§ Data section
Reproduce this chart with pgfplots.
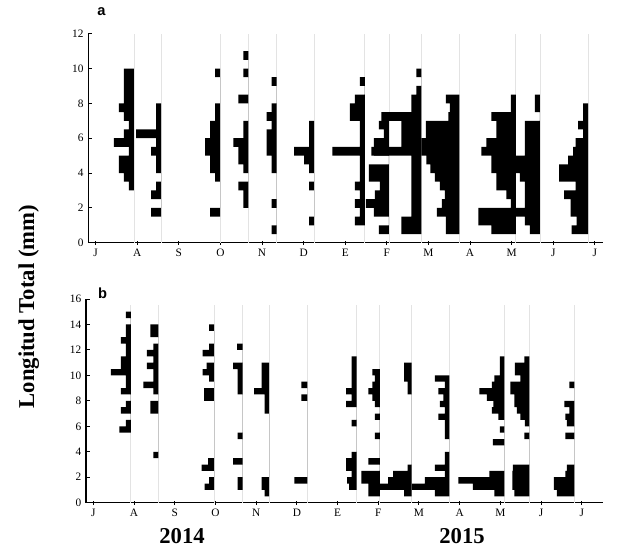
\documentclass[border=0pt]{standalone}
\usepackage{fontspec}
\setmainfont{Liberation Serif}
\newfontfamily\sansb{Liberation Sans}
\usepackage{pgfplots}
\pgfplotsset{compat=1.18}

% horizontal length-frequency histogram drawn leftwards from the sampling date x0
% #1 = x0 (months), #2 = lowest bin edge (mm), #3 = months per count, #4 = widths (first and last 0)
\newcommand{\hb}[4]{\addplot[fill=black,draw=none,const plot mark right,forget plot]
  table[header=false,row sep=\\,x expr={#1-#3*\thisrowno{0}},y expr={#2+0.5*max(\coordindex-1,0)}] {#4};}
\newcommand{\gl}[2]{\addplot[color=black!11,line width=0.6pt,forget plot] coordinates {(#1,0) (#1,#2)};}

\pgfplotsset{common/.style={scale only axis, axis lines*=left,
  axis line style={line width=0.9pt,-},
  xmin=-0.18, ymin=0,
  xtick={0,...,12}, xticklabels={J,A,S,O,N,D,E,F,M,A,M,J,J},
  tick style={black,line width=0.7pt}, major tick length=3pt,
  xtick align=center, ytick align=inside,
  tick label style={font=\fontsize{8.5}{9}\selectfont},
  /pgf/number format/assume math mode=true}}

\begin{document}
\begin{tikzpicture}
\useasboundingbox (0pt,0pt) rectangle (468pt,-411.75pt);
% ---------------- panel a ----------------
\begin{axis}[common, at={(66.15pt,-182.03pt)}, anchor=south west,
  width=386.25pt, height=156.75pt, xmax=12.2, ymax=12, ytick={0,2,...,12}]
\gl{0.92}{12}\gl{1.57}{12}\gl{2.99}{12}\gl{3.67}{12}\gl{4.35}{12}\gl{5.25}{12}
\gl{6.47}{12}\gl{7.05}{12}\gl{7.83}{12}\gl{8.74}{12}\gl{10.1}{12}\gl{10.68}{12}\gl{11.84}{12}
\hb{0.92}{3.0}{0.1202}{0\\1\\2\\3\\3\\1\\4\\2\\1\\2\\3\\2\\2\\2\\2\\0\\}
\hb{1.57}{1.5}{0.1202}{0\\2\\0\\2\\1\\0\\1\\1\\2\\1\\5\\1\\1\\1\\0\\}
\hb{2.99}{1.5}{0.1202}{0\\2\\0\\0\\0\\1\\2\\2\\3\\3\\2\\2\\1\\1\\0\\0\\0\\1\\0\\}
\hb{3.67}{2.0}{0.1202}{0\\1\\1\\2\\0\\1\\2\\2\\3\\1\\1\\0\\0\\2\\0\\0\\1\\0\\1\\0\\}
\hb{4.35}{0.5}{0.1202}{0\\1\\0\\0\\1\\0\\0\\0\\1\\1\\2\\2\\2\\1\\2\\1\\0\\0\\1\\0\\}
\hb{5.25}{1.0}{0.1202}{0\\1\\0\\0\\0\\1\\0\\1\\2\\4\\1\\1\\1\\0\\}
\hb{6.47}{1.0}{0.1202}{0\\2\\1\\2\\1\\2\\1\\1\\1\\6.5\\1\\1\\1\\3\\3\\2\\0\\1\\0\\}
\hb{7.05}{0.5}{0.1202}{0\\2\\0\\3\\4.6\\2.8\\1.8\\4\\4\\0\\3\\3\\1\\2\\1\\0\\}
\hb{7.83}{0.5}{0.1202}{0\\4\\4\\2\\2\\2\\2\\2\\2\\2\\10\\4\\4\\4\\8\\2\\2\\1\\0\\1\\0\\}
\hb{8.74}{0.5}{0.1202}{0\\2.7\\2.7\\4.5\\3.5\\2.9\\3.9\\4.9\\5.8\\6.6\\7.6\\7.6\\6.7\\6.7\\2.2\\1.9\\2.7\\0\\}
\hb{10.1}{0.5}{0.1202}{0\\4.9\\7.5\\7.5\\1\\1.9\\3.9\\3.9\\4.9\\4.9\\6.9\\5.9\\3.9\\3.9\\4.9\\1\\1\\0\\}
\hb{10.68}{0.5}{0.1202}{0\\2\\3\\5\\3\\3\\3\\4\\5\\5\\3\\3\\3\\3\\0\\1\\1\\0\\}
\hb{11.84}{0.5}{0.1202}{0\\3.3\\2.3\\3.5\\3.5\\4.8\\2.5\\5.8\\5.8\\4\\3\\2.5\\1\\2\\1\\1\\0\\}
\end{axis}
% ---------------- panel b ----------------
\begin{axis}[common, at={(64.5pt,-377.03pt)}, anchor=south west,
  width=387.7pt, height=152.8pt, xmax=12.52, ymax=16, ytick={0,2,...,16}]
\gl{0.92}{15.5}\gl{1.60}{15.5}\gl{2.97}{15.5}\gl{3.67}{15.5}\gl{4.32}{15.5}\gl{5.26}{15.5}
\gl{6.47}{15.5}\gl{7.04}{15.5}\gl{7.82}{15.5}\gl{8.75}{15.5}\gl{10.1}{15.5}\gl{10.71}{15.5}\gl{11.82}{15.5}
\hb{0.92}{5.5}{0.1229}{0\\2.3\\1\\0\\2\\1\\0\\2\\1\\1\\4\\2\\2\\1\\1\\2\\1\\1\\0\\1\\0\\}
\hb{1.60}{3.5}{0.1229}{0\\1\\0\\0\\0\\0\\0\\0\\1.6\\1.6\\0\\1\\3\\1\\1\\2.3\\1\\2.3\\1\\0\\1.6\\1.6\\0\\}
\hb{2.97}{1.0}{0.1229}{0\\1.9\\1\\0\\2.5\\1.2\\0\\0\\0\\0\\0\\0\\0\\0\\0\\2\\2\\0\\1\\2.3\\1.5\\0\\2.3\\1\\0\\0\\1\\0\\}
\hb{3.67}{1.0}{0.1229}{0\\1\\1\\0\\0\\1.9\\0\\0\\0\\1\\0\\0\\0\\0\\0\\0\\1\\1\\1\\1\\1.9\\0\\0\\1.1\\0\\}
\hb{4.32}{0.5}{0.1229}{0\\0.9\\1.5\\1.5\\0\\0\\0\\0\\0\\0\\0\\0\\0\\0\\0.9\\0.9\\0.9\\3\\1.5\\1.5\\1.5\\1.5\\0\\}
\hb{5.26}{1.5}{0.1229}{0\\2.6\\0\\0\\0\\0\\0\\0\\0\\0\\0\\0\\0\\0\\1.2\\0\\1.2\\0\\}
\hb{6.47}{1.0}{0.1229}{0\\1.5\\1.9\\1\\2.1\\2.1\\1\\0\\0\\0\\0\\1\\0\\0\\2.1\\1\\2.1\\1\\1\\1\\1\\1\\0\\}
\hb{7.04}{0.5}{0.1229}{0\\2.3\\2.3\\3.7\\3.7\\0\\2.3\\0\\0\\0\\1\\0\\0\\1\\0\\1\\1.5\\2.3\\1.5\\1\\1.5\\0\\}
\hb{7.82}{0.5}{0.1229}{0\\1.5\\6.3\\4.7\\3.7\\0.8\\0\\0\\0\\0\\0\\0\\0\\0\\0\\0\\0\\0.8\\0.8\\1.5\\1.5\\1.5\\0\\}
\hb{8.75}{0.5}{0.1229}{0\\2.9\\7.5\\4.9\\0.9\\2.9\\0.9\\0.9\\0\\0\\0.9\\0.9\\0.9\\2.2\\0.9\\1.9\\1.2\\2.2\\0.9\\2.9\\0\\}
\hb{10.1}{0.5}{0.1229}{0\\2\\6.3\\9.2\\3\\0\\0\\0\\0\\2.3\\0\\0.9\\0\\1.2\\2.5\\2.2\\3.5\\5\\2.5\\2\\0.9\\0.9\\0.9\\0\\}
\hb{10.71}{0.5}{0.1229}{0\\3\\3.4\\3.4\\3.4\\3.3\\0\\0\\0\\0\\1\\0\\0.9\\1.8\\2.5\\3\\3\\3.8\\3.8\\1.8\\2.9\\2.9\\1\\0\\}
\hb{11.82}{0.5}{0.1229}{0\\3.5\\4.1\\4.1\\1.8\\1.5\\0\\0\\0\\0\\1.8\\0\\1.5\\1.8\\1\\2\\0\\0\\1\\0\\}
\end{axis}
% ---------------- labels ----------------
\node[font=\sansb\bfseries\fontsize{11}{12}\selectfont] at (76pt,-9pt) {a};
\node[font=\sansb\bfseries\fontsize{11}{12}\selectfont] at (77pt,-220pt) {b};
\node[rotate=90,font=\bfseries\fontsize{17}{19}\selectfont] at (21.5pt,-230pt) {Longitud Total (mm)};
\node[font=\bfseries\fontsize{17}{19}\selectfont] at (136.5pt,-402pt) {2014};
\node[font=\bfseries\fontsize{17}{19}\selectfont] at (346.5pt,-402pt) {2015};
\end{tikzpicture}
\end{document}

§ Problem requirements
Give again, word for word, every line from the top of the data through the line with "width=0.6pt,forget plot] coordinates", both ends included, and exclude the pictures.

§ Complete answer
Reproduce this chart with pgfplots.
\documentclass[border=0pt]{standalone}
\usepackage{fontspec}
\setmainfont{Liberation Serif}
\newfontfamily\sansb{Liberation Sans}
\usepackage{pgfplots}
\pgfplotsset{compat=1.18}

% horizontal length-frequency histogram drawn leftwards from the sampling date x0
% #1 = x0 (months), #2 = lowest bin edge (mm), #3 = months per count, #4 = widths (first and last 0)
\newcommand{\hb}[4]{\addplot[fill=black,draw=none,const plot mark right,forget plot]
  table[header=false,row sep=\\,x expr={#1-#3*\thisrowno{0}},y expr={#2+0.5*max(\coordindex-1,0)}] {#4};}
\newcommand{\gl}[2]{\addplot[color=black!11,line width=0.6pt,forget plot] coordinates {(#1,0) (#1,#2)};}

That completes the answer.